X Axis on Centerline. To control diameters, the program reference zero always lies on the work center for the X axis. Diameters are always referenced from the lathe’s centerline for turning work.
Z Axis PRZ. While the Z axis location is often at the far right tip, as shown in Fig. 13.1, away from the headstock, occasionally function will dictate Z location other than the tip, as shown in Fig. 13.2, where it’s obvious where the PRZ should be.
In the case shown in Fig. 13.2, during setup the machinist will touch the facing tool to the right outer tip of the work, then set the controller position registers at Z2.050 – a plus Z distance from PRZ. That means the Z-PRZ is 2.050 in. farther into the part. If that setup detail is missed, the program run would be a total disaster.
Often, work must be machined on both ends, as shown in Fig. 13.3. Bar feeding can make the external details and the internal features on only one end. For example, it’s going to require a second setup to machine the threads. There are two ways to solve this.
Figure 13.1 - A typical PRZ location for turning work.
Figure 13.2 – Function occasionally places the PRZ in some location other than the work tip.
1. Machined Temporary Datum
Machine features in from one end, to a selected Z axis position. Then remove, reverse chuck the part nested against your temporary reference, and complete the final features.
2. Spindle Work Stop
If the work is being machined from cut stock with no chucking excess, one solution to controlling a reverse Z axis position is to use a spindle stop or work stop, as shown in Fig. 13.4. After machining the features onto every part in the batch, each is reversed and rechucked.

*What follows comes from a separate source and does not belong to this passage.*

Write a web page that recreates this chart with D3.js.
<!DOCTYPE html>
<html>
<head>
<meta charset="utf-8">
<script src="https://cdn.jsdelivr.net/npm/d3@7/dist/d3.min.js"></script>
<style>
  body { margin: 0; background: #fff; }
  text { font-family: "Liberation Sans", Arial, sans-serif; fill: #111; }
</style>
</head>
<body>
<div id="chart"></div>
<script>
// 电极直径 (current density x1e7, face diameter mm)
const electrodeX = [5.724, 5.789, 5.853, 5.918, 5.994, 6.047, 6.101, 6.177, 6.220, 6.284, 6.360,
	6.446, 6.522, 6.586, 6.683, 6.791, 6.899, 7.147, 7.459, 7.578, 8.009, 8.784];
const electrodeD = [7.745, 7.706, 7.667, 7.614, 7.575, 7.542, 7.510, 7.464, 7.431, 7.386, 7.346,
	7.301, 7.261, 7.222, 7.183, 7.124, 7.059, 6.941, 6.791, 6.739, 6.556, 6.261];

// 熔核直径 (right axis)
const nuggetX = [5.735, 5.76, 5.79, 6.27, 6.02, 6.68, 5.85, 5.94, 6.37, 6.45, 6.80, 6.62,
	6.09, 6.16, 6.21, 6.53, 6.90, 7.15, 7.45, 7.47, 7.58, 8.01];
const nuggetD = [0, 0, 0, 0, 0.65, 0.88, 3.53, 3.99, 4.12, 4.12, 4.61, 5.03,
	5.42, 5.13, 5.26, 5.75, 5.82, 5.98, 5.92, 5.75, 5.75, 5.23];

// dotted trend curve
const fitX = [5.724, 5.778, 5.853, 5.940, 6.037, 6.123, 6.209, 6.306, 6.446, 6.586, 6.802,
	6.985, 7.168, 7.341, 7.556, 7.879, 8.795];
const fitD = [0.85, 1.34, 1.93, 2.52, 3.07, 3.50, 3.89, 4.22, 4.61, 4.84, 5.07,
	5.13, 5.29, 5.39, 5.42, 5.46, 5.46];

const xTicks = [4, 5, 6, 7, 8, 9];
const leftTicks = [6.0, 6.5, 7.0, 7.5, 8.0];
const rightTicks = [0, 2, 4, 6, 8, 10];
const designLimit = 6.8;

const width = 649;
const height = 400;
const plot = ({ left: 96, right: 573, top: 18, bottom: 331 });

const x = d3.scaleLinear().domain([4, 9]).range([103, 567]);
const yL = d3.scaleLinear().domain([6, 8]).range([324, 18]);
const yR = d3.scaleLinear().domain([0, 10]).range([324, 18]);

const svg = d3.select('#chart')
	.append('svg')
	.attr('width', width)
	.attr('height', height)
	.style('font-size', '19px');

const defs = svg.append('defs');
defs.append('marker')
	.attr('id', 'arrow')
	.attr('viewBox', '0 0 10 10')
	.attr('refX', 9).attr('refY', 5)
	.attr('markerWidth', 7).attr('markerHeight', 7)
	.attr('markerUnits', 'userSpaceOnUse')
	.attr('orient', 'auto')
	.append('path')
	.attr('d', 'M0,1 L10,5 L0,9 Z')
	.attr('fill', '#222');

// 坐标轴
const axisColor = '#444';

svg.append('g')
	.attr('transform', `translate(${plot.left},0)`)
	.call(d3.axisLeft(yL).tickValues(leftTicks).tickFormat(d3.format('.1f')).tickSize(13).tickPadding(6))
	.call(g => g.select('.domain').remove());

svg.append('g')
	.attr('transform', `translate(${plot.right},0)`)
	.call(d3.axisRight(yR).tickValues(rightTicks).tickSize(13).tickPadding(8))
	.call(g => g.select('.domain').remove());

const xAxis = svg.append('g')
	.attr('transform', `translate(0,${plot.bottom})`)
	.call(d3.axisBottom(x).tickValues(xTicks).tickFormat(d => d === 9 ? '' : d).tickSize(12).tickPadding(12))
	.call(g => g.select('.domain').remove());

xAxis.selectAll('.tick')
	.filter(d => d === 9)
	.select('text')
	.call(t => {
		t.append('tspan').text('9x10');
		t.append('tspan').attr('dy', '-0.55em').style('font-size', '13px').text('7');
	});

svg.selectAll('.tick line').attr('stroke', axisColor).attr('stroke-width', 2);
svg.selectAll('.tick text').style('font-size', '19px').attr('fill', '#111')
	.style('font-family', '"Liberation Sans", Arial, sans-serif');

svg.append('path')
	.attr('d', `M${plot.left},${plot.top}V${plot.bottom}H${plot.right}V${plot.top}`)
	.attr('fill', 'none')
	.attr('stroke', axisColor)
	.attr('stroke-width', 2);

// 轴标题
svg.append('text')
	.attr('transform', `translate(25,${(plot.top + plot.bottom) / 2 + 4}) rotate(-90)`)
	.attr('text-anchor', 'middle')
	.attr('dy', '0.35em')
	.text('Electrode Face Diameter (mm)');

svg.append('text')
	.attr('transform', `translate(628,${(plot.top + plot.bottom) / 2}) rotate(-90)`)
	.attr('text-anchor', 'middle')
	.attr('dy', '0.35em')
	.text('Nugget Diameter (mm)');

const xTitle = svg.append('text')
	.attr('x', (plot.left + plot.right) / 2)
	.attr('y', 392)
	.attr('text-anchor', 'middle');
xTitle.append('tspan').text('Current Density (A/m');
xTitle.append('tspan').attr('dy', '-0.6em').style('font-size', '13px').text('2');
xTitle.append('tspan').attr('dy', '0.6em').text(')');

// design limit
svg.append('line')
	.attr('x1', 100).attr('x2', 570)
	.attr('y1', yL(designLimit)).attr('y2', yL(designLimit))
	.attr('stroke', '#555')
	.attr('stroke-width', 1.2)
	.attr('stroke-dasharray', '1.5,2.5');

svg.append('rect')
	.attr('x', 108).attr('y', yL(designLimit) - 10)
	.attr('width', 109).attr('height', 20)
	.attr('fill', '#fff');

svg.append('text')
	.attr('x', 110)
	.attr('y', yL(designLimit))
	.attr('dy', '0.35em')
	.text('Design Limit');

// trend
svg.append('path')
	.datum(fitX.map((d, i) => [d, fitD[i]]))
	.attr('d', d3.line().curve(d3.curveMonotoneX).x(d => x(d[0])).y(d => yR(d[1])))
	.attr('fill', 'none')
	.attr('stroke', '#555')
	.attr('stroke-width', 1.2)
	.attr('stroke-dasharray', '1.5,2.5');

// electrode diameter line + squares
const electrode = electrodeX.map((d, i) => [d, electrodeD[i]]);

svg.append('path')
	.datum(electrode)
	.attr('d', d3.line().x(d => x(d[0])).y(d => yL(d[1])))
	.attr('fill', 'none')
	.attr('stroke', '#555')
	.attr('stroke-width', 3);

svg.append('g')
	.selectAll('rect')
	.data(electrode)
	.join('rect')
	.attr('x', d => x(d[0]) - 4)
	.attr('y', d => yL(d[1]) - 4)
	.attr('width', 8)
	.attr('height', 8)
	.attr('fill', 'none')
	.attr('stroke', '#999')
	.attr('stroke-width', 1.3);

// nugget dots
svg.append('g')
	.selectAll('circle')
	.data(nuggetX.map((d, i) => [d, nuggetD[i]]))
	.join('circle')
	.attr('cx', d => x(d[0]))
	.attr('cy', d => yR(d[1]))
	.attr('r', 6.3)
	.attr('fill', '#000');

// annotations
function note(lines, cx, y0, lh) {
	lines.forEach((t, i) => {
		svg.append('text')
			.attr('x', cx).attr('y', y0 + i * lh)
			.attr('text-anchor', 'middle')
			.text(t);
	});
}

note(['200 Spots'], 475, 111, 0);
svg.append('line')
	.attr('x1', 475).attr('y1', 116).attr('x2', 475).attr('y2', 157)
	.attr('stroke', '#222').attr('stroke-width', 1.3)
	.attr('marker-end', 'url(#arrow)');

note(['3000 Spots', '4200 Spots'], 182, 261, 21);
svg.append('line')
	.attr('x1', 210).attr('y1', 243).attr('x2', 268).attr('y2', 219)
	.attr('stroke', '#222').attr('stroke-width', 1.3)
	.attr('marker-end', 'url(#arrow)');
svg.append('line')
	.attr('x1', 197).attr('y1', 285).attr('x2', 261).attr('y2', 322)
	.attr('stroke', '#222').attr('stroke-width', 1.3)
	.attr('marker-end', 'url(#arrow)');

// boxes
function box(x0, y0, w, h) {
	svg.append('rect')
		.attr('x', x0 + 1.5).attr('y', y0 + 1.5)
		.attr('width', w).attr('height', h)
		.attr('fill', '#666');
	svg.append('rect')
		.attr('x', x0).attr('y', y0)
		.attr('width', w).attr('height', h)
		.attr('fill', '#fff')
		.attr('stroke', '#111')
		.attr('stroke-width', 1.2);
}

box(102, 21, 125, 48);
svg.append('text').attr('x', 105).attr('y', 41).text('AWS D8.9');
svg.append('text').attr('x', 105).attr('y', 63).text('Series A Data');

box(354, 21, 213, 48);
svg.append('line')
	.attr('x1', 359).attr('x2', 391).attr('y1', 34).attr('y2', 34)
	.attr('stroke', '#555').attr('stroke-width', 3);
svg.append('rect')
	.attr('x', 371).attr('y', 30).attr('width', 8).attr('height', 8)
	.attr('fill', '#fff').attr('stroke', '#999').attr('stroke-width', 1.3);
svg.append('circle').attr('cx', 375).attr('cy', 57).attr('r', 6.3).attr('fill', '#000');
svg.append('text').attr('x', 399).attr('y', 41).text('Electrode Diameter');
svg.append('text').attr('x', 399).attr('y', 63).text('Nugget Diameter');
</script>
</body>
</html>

The adjustable stop sets the Z position of the work based on the far end.
Figure 13.3 – This job requires machining on both ends.
Figure 13.4 – A spindle work stop provides a Z axis locator.
Top Surface – Lower-Left Corner. The most common selection for mill PRZ is the top surface, lower-left corner shown in Fig. 13.5.
Figure 13.5 – Top left corner is a common PRZ location.
But that’s not the only choice, as shown in Fig. 13.6. In each orientation, the datum basis of the design is preserved on the work. The only difference is the axis orientation and positive or negative values resulting when absolute coordinates are used.
Touch Method for Setting Tool Reference. Selecting the top surface of the work for the Z axis reference is a common method. It simplifies the task of coordinating the Z axis position of tools and for determining length offsets. It’s done by just touching the top of the work with the tool tip-lightly with no hard contact. Better yet, the Z reference can be set by staying a given distance off the work, then setting the Z axis position register to represent that height off. This is known as the touch-off method. It’s used on machines without tool probes or camera vision.
Figure 13.6 – The same workpiece with the same PRZ, but located in each quadrant.